Сазонов удержался больше шести лет. Но 30 ноября 1916 года по настоянию Распутина царь отстранил его ради Штюрмера.

Последний в истории русской дипломатии оставил едва заметные следы. Вскоре после назначения все тот же Распутин скинул и его, как только выяснил пикантные подробности частых визитов министра к коменданту Петропавловской крепости, точнее, к его легкомысленной дочери — фрейлине Никитиной: к ней наведывался и сам Распутин.

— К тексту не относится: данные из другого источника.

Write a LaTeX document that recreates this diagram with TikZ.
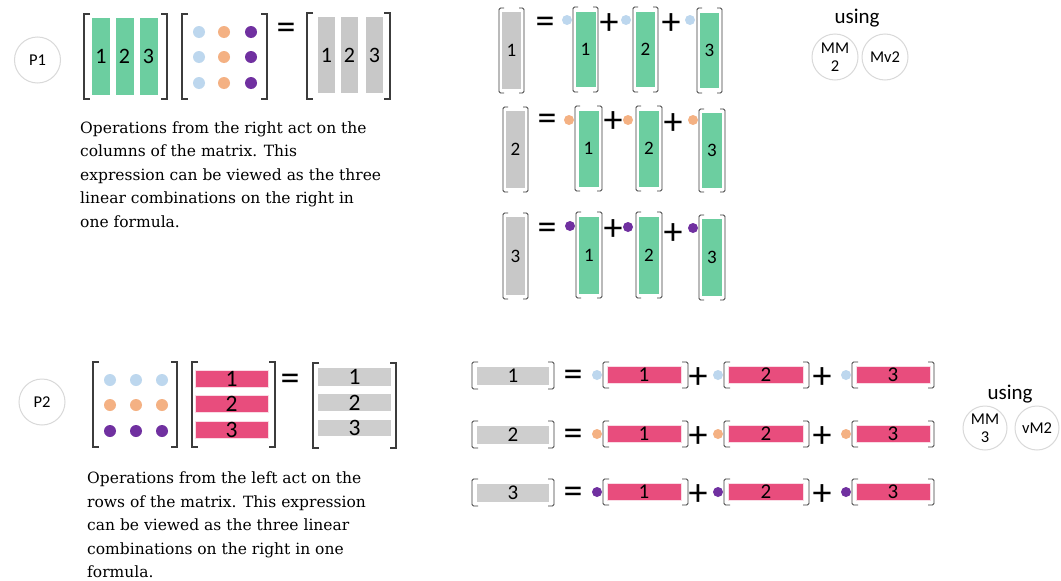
\documentclass[tikz,border=0pt]{standalone}
\usepackage{fontspec}
\setmainfont{Carlito}
\newfontfamily\parafont{DejaVu Serif}
\definecolor{cgreen}{RGB}{108,206,160}
\definecolor{cgray}{RGB}{200,200,200}
\definecolor{cgrayb}{RGB}{206,206,206}
\definecolor{cpink}{RGB}{232,77,125}
\definecolor{cblue}{RGB}{189,215,238}
\definecolor{corange}{RGB}{244,177,131}
\definecolor{cpurple}{RGB}{112,48,160}
\definecolor{ccirc}{RGB}{217,217,217}
\definecolor{cbrk}{RGB}{60,60,60}
\tikzset{
  bar/.style={inner sep=0pt, outer sep=0pt, font=\fontsize{22}{22}\selectfont},
  gcol/.style={bar, fill=cgreen},
  grcol/.style={bar, fill=cgray},
  pkrow/.style={bar, fill=cpink, draw=white!80!cpink, line width=0.8pt},
  grrow/.style={bar, fill=cgrayb},
  dotb/.style={circle, inner sep=0pt, minimum size=12pt, fill=#1},
  dots/.style={circle, inner sep=0pt, minimum size=10pt, fill=#1},
  brk/.style={draw=cbrk, line width=1.1pt},
  sbrk/.style={draw=cbrk, line width=0.8pt, rounded corners=1.5pt},
  pcirc/.style={circle, draw=ccirc, line width=1pt, minimum size=46pt, inner sep=0pt, font=\fontsize{16.5}{18}\selectfont, align=center},
  op/.style={inner sep=0pt, font=\fontsize{38}{38}\selectfont},
  para/.style={inner sep=0pt, anchor=base west, align=left, font=\parafont\fontsize{15.5}{23.5}\selectfont},
  usingt/.style={inner sep=0pt, font=\fontsize{21}{21}\selectfont},
}
\newcommand\mbrk[5][brk]{%
  \draw[#1] ({#2+6},#3) -- (#2,#3) -- (#2,#5) -- ({#2+6},#5);
  \draw[#1] ({#4-6},#3) -- (#4,#3) -- (#4,#5) -- ({#4-6},#5);}
\newcommand\sbrkk[4]{%
  \draw[sbrk] ({#1+5},#2) -- (#1,#2) -- (#1,#4) -- ({#1+5},#4);
  \draw[sbrk] ({#3-5},#2) -- (#3,#2) -- (#3,#4) -- ({#3-5},#4);}
\begin{document}
\begin{tikzpicture}[x=1pt,y=-1pt]
\useasboundingbox[fill=white] (0,0) rectangle (1061,581);

% ---------------- P1 ----------------
\node[pcirc] (p1) at (37.5,60) {P1};
% green matrix
\mbrk{84}{14}{167}{99}
\node[gcol, minimum width=18pt, minimum height=77pt] (a1) at (101,56.5) {1};
\node[gcol, minimum width=18pt, minimum height=77pt] (a2) at (124.5,56.5) {2};
\node[gcol, minimum width=18pt, minimum height=77pt] (a3) at (148.5,56.5) {3};
% dot matrix
\mbrk{182}{14}{267}{99}
\foreach \r/\y in {1/32,2/57,3/83}{
  \node[dotb=cblue] (d\r1) at (199,\y) {};
  \node[dotb=corange] (d\r2) at (224,\y) {};
  \node[dotb=cpurple] (d\r3) at (251,\y) {};
}
\node[op] (eq1) at (286,31.5) {=};
% result gray
\mbrk{307}{13}{390}{99}
\node[grcol, minimum width=17pt, minimum height=76pt] (b1) at (326.5,55) {1};
\node[grcol, minimum width=17pt, minimum height=76pt] (b2) at (349.5,55) {2};
\node[grcol, minimum width=17pt, minimum height=76pt] (b3) at (374.5,55) {3};

\node[para] (t1) at (80,227) {Operations from the right act on the\\columns of the matrix. This\\expression can be viewed as the three\\linear combinations on the right in\\one formula.};

% column combinations
\foreach \k/\ya/\yb/\gx/\dc in {1/8/93/499/cblue, 2/107/192/503/corange, 3/213/299/503/cpurple}{
  \sbrkk{\gx}{\ya}{\gx+25}{\yb}
  \node[grcol, minimum width=19pt, minimum height=\yb-\ya-8] (c\k) at (\gx+12.5,{(\ya+\yb)/2}) {\fontsize{19}{19}\selectfont\k};
}
% row 1
\node[op] (e1) at (545,25) {=};
\node[dots=cblue] (u11) at (567,20) {};
\sbrkk{573}{7}{598}{92}
\node[gcol, minimum width=20pt, minimum height=75pt] (g11) at (585.5,49.5) {\fontsize{19}{19}\selectfont 1};
\node[op] (s11) at (609,24) {+};
\node[dots=cblue] (u12) at (626,20) {};
\sbrkk{633}{7}{658}{92}
\node[gcol, minimum width=19pt, minimum height=75pt] (g12) at (645.5,49.5) {\fontsize{19}{19}\selectfont 2};
\node[op] (s12) at (671,24) {+};
\node[dots=cblue] (u13) at (690,20) {};
\sbrkk{697}{8}{722}{93}
\node[gcol, minimum width=19pt, minimum height=75pt] (g13) at (709.5,50.5) {\fontsize{19}{19}\selectfont 3};
% row 2
\node[op] (e2) at (547,122) {=};
\node[dots=corange] (u21) at (569,120) {};
\sbrkk{575}{106}{602}{191}
\node[gcol, minimum width=20pt, minimum height=76pt] (g21) at (588.5,148.5) {\fontsize{19}{19}\selectfont 1};
\node[op] (s21) at (613,122) {+};
\node[dots=corange] (u22) at (628,120) {};
\sbrkk{636}{106}{662}{191}
\node[gcol, minimum width=20pt, minimum height=76pt] (g22) at (649,148.5) {\fontsize{19}{19}\selectfont 2};
\node[op] (s22) at (673,124) {+};
\node[dots=corange] (u23) at (693,120) {};
\sbrkk{699}{109}{725}{192}
\node[gcol, minimum width=20pt, minimum height=75pt] (g23) at (712,150.5) {\fontsize{19}{19}\selectfont 3};
% row 3
\node[op] (e3) at (547,231.5) {=};
\node[dots=cpurple] (u31) at (570,226) {};
\sbrkk{576}{212}{602}{298}
\node[gcol, minimum width=20pt, minimum height=77pt] (g31) at (589,255) {\fontsize{19}{19}\selectfont 1};
\node[op] (s31) at (613,230) {+};
\node[dots=cpurple] (u32) at (628,227) {};
\sbrkk{636}{212}{662}{298}
\node[gcol, minimum width=20pt, minimum height=77pt] (g32) at (649,255) {\fontsize{19}{19}\selectfont 2};
\node[op] (s32) at (673,234) {+};
\node[dots=cpurple] (u33) at (693,228) {};
\sbrkk{699}{215}{725}{300}
\node[gcol, minimum width=20pt, minimum height=77pt] (g33) at (712,257.5) {\fontsize{19}{19}\selectfont 3};

\node[usingt] (us1) at (857,18) {using};
\node[pcirc] (mm2) at (835,57) {MM\\2};
\node[pcirc] (mv2) at (885,57) {Mv2};

% ---------------- P2 ----------------
\node[pcirc] (p2) at (42,402) {P2};
\mbrk{93}{362}{177}{447}
\foreach \x/\c in {110/cblue,136/cblue,162/cblue}{\node[dotb=\c] at (\x,380) {};}
\foreach \x/\c in {110/corange,136/corange,162/corange}{\node[dotb=\c] at (\x,405) {};}
\foreach \x/\c in {110/cpurple,136/cpurple,162/cpurple}{\node[dotb=\c] at (\x,431) {};}
\mbrk{192}{362}{275}{447}
\node[pkrow, minimum width=73pt, minimum height=17pt] (r1) at (231.5,378.5) {\fontsize{23.5}{23.5}\selectfont 1};
\node[pkrow, minimum width=73pt, minimum height=17pt] (r2) at (231.5,404) {\fontsize{23.5}{23.5}\selectfont 2};
\node[pkrow, minimum width=73pt, minimum height=17pt] (r3) at (231.5,430) {\fontsize{23.5}{23.5}\selectfont 3};
\node[op] (eq2) at (290,382.5) {=};
\mbrk{313}{363}{396}{448}
\node[grrow, minimum width=73pt, minimum height=18pt] (q1) at (354.5,377) {\fontsize{23.5}{23.5}\selectfont 1};
\node[grrow, minimum width=73pt, minimum height=17pt] (q2) at (354.5,402.5) {\fontsize{23.5}{23.5}\selectfont 2};
\node[grrow, minimum width=73pt, minimum height=16pt] (q3) at (354.5,428) {\fontsize{23.5}{23.5}\selectfont 3};

\node[para] (t2) at (87,577.5) {Operations from the left act on the\\rows of the matrix. This expression\\can be viewed as the three linear\\combinations on the right in one\\formula.};

% row combinations
\foreach \k/\ya/\c in {1/375/cblue, 2/434/corange, 3/492/cpurple}{
  \mbrk[sbrk]{472}{\ya-13}{554}{\ya+14}
  \node[grrow, minimum width=72pt, minimum height=18pt] (h\k) at (513,\ya+1) {\fontsize{21}{21}\selectfont\k};
  \node[op] (f\k) at (573,\ya+3) {=};
  \node[dots=\c] (v\k1) at (597,\ya) {};
  \mbrk[sbrk]{603}{\ya-13}{688}{\ya+13}
  \node[pkrow, minimum width=74pt, minimum height=17pt] (k\k1) at (644,\ya) {\fontsize{21}{21}\selectfont 1};
  \node[op] (m\k1) at (698,\ya+3) {+};
  \node[dots=\c] (v\k2) at (718,\ya) {};
  \mbrk[sbrk]{724}{\ya-13}{809}{\ya+13}
  \node[pkrow, minimum width=75pt, minimum height=17pt] (k\k2) at (766,\ya) {\fontsize{21}{21}\selectfont 2};
  \node[op] (m\k2) at (822,\ya+3) {+};
  \node[dots=\c] (v\k3) at (846,\ya) {};
  \mbrk[sbrk]{852}{\ya-13}{934}{\ya+13}
  \node[pkrow, minimum width=74pt, minimum height=17pt] (k\k3) at (893,\ya) {\fontsize{21}{21}\selectfont 3};
}

\node[usingt] (us2) at (1010,394) {using};
\node[pcirc, minimum size=44pt] (mm3) at (985,428) {MM\\3};
\node[pcirc, minimum size=44pt] (vm2) at (1037,428) {vM2};
\end{tikzpicture}
\end{document}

Под стать министрам было большинство чиновников. Многие годы, пожалуй, с момента зарождения министерства иностранных дел в 1802 году в России создавалась особая, привилегированная каста дипломатов. Перед первой мировой войной среди 570 служащих этого министерства числилось 39 баронов, 32 князя, 12 графов и один светлейший князь. Пользуясь особым привилегированным положением в великосветском обществе, обласканные императором, пресыщенные барскими условиями жизни, дипломаты были кровно заинтересованы в сохранении и упрочении самодержавия. Не делу служили они, а прислуживали власть имущим, соревнуясь между собой в погоне за чинами и отличиями да за степень влияния на начальство.

Однажды даже такая реакционная газета, как суворинское «Новое время», не выдержала и осмелилась упрекнуть царских дипломатов в недостатке патриотизма, в нерадении и забвении русских интересов за рубежом, в раболепном преклонении перед Европой. Газета потребовала «преобразовать русскую дипломатию». Но было уже поздно, на Россию двигался грозный вал революции.

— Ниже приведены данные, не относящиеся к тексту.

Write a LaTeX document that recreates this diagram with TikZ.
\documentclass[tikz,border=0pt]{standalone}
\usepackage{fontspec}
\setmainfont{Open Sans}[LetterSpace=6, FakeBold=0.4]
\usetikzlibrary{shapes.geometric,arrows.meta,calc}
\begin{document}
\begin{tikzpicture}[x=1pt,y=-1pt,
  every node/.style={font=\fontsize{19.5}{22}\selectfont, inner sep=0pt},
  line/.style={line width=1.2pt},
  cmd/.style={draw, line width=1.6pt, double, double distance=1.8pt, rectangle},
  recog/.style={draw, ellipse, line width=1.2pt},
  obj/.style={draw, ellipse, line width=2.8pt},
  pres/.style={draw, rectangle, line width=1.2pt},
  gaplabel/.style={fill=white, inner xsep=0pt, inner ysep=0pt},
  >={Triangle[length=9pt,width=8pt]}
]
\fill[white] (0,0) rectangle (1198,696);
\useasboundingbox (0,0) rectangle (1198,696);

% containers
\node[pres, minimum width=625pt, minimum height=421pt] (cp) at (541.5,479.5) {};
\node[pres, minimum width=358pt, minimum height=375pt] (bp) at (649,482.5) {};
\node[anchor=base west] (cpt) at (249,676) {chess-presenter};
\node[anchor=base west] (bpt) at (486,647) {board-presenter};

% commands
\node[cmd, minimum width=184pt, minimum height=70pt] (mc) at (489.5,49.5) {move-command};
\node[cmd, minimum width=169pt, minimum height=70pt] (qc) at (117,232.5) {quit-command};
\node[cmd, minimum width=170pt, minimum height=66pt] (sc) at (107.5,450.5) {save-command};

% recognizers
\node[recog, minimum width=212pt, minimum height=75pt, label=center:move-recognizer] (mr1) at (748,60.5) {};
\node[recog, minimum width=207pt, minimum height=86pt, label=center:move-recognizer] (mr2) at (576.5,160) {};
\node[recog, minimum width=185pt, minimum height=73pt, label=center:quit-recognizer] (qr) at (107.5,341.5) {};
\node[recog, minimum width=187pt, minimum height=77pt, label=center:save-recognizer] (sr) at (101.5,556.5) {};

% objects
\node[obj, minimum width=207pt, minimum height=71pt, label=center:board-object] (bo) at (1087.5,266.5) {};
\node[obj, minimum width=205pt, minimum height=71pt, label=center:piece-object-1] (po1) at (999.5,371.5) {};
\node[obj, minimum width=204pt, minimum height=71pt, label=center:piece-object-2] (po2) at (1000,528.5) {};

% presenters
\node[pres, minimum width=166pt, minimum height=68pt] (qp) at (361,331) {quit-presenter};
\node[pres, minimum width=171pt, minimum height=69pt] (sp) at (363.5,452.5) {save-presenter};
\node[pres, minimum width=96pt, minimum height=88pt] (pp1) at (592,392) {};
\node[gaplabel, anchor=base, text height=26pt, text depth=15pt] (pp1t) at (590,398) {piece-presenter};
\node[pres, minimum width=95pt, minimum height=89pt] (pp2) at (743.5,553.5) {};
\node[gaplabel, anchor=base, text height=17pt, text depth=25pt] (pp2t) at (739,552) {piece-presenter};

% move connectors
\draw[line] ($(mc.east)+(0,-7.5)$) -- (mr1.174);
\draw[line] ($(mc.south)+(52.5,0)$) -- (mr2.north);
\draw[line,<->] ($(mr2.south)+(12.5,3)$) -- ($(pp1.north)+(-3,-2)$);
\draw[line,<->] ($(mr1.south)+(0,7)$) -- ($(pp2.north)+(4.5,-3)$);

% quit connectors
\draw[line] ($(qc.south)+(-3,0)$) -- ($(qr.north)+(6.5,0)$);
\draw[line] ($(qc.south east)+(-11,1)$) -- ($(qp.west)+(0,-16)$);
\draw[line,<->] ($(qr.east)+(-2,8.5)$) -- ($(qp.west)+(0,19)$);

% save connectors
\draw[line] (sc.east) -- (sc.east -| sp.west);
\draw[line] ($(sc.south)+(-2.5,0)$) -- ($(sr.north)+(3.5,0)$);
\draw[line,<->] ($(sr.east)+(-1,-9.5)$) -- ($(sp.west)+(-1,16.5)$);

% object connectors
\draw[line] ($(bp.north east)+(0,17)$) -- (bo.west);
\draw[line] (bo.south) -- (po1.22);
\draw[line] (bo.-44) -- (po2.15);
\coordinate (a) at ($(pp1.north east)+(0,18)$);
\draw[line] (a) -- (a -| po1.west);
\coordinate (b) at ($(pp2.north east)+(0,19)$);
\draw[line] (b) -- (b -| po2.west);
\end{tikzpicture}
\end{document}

В Петрограде начались забастовки. 26 февраля войска стреляли в народ. В ночь на 28 февраля Временный комитет Государственной думы отдал приказ об аресте царских министров и принял на себя правительственные функции. Во все министерства были назначены комиссары Временного правительства.

В эти дни в Петрограде назойливо мелькала фигура лидера кадетов Н. П. Милюкова. Этот профессор, член Государственной думы стал первым министром иностранных дел Временного правительства.

Милюков — наиболее активный деятель правого фланга русской буржуазии — не скрывал, что не намерен менять прежний курс политики. Он сохранил в полной неприкосновенности бывшее царское министерство иностранных дел. Даже кабинет министра остался в прежнем виде, были лишь убраны портреты Романовых. Господ дипломатов огорчило лишь одно — были запрещены парадные мундиры да из обихода изъяли старую гербовую бумагу.

18 марта 1917 года [8]. Милюкова посетил «некоронованный король России» — Бьюкенен. Сообщение министра о том, что Временное правительство намерено с «неизменным уважением относиться к международным обязательствам, принятым павшим режимом», успокоило посла.

22 марта Англия, Франция и Италия официально признали Временное правительство. Они потребовали, чтобы Временное правительство прекратило какие-либо сношения «с радикалами, именующими себя Советами депутатов», «обуздало улицу» и «интенсифицировало военные усилия».

Когда Временное правительство объявило всеобщую амнистию политическим эмигрантам, послы стран Антанты не замедлили выступить против пропуска интернационалистов в Россию. Узнав о том, что Ленин возвращается в Россию через Германию, Бьюкенен бросился к Милюкову. Но министр оказался бессильным что-либо предпринять. Тогда, чтобы дискредитировать большевиков, посол исподтишка в одной из французских газет инспирирует сообщение о том, что политические эмигранты, решившие вернуться в Россию через Германию, будут объявлены государственными изменниками и преданы суду. И это не помогло. 16 апреля 1917 года Ленин был уже в Петрограде. Союзные посольства прибегли к последнему средству: они начали соревноваться вместе с правыми партиями в распространении клеветнических слухов о том, что Ленин и большевики — это германские шпионы. Так действовали бьюкенены и их пособники.

8

Здесь и далее даты приводятся по новому стилю.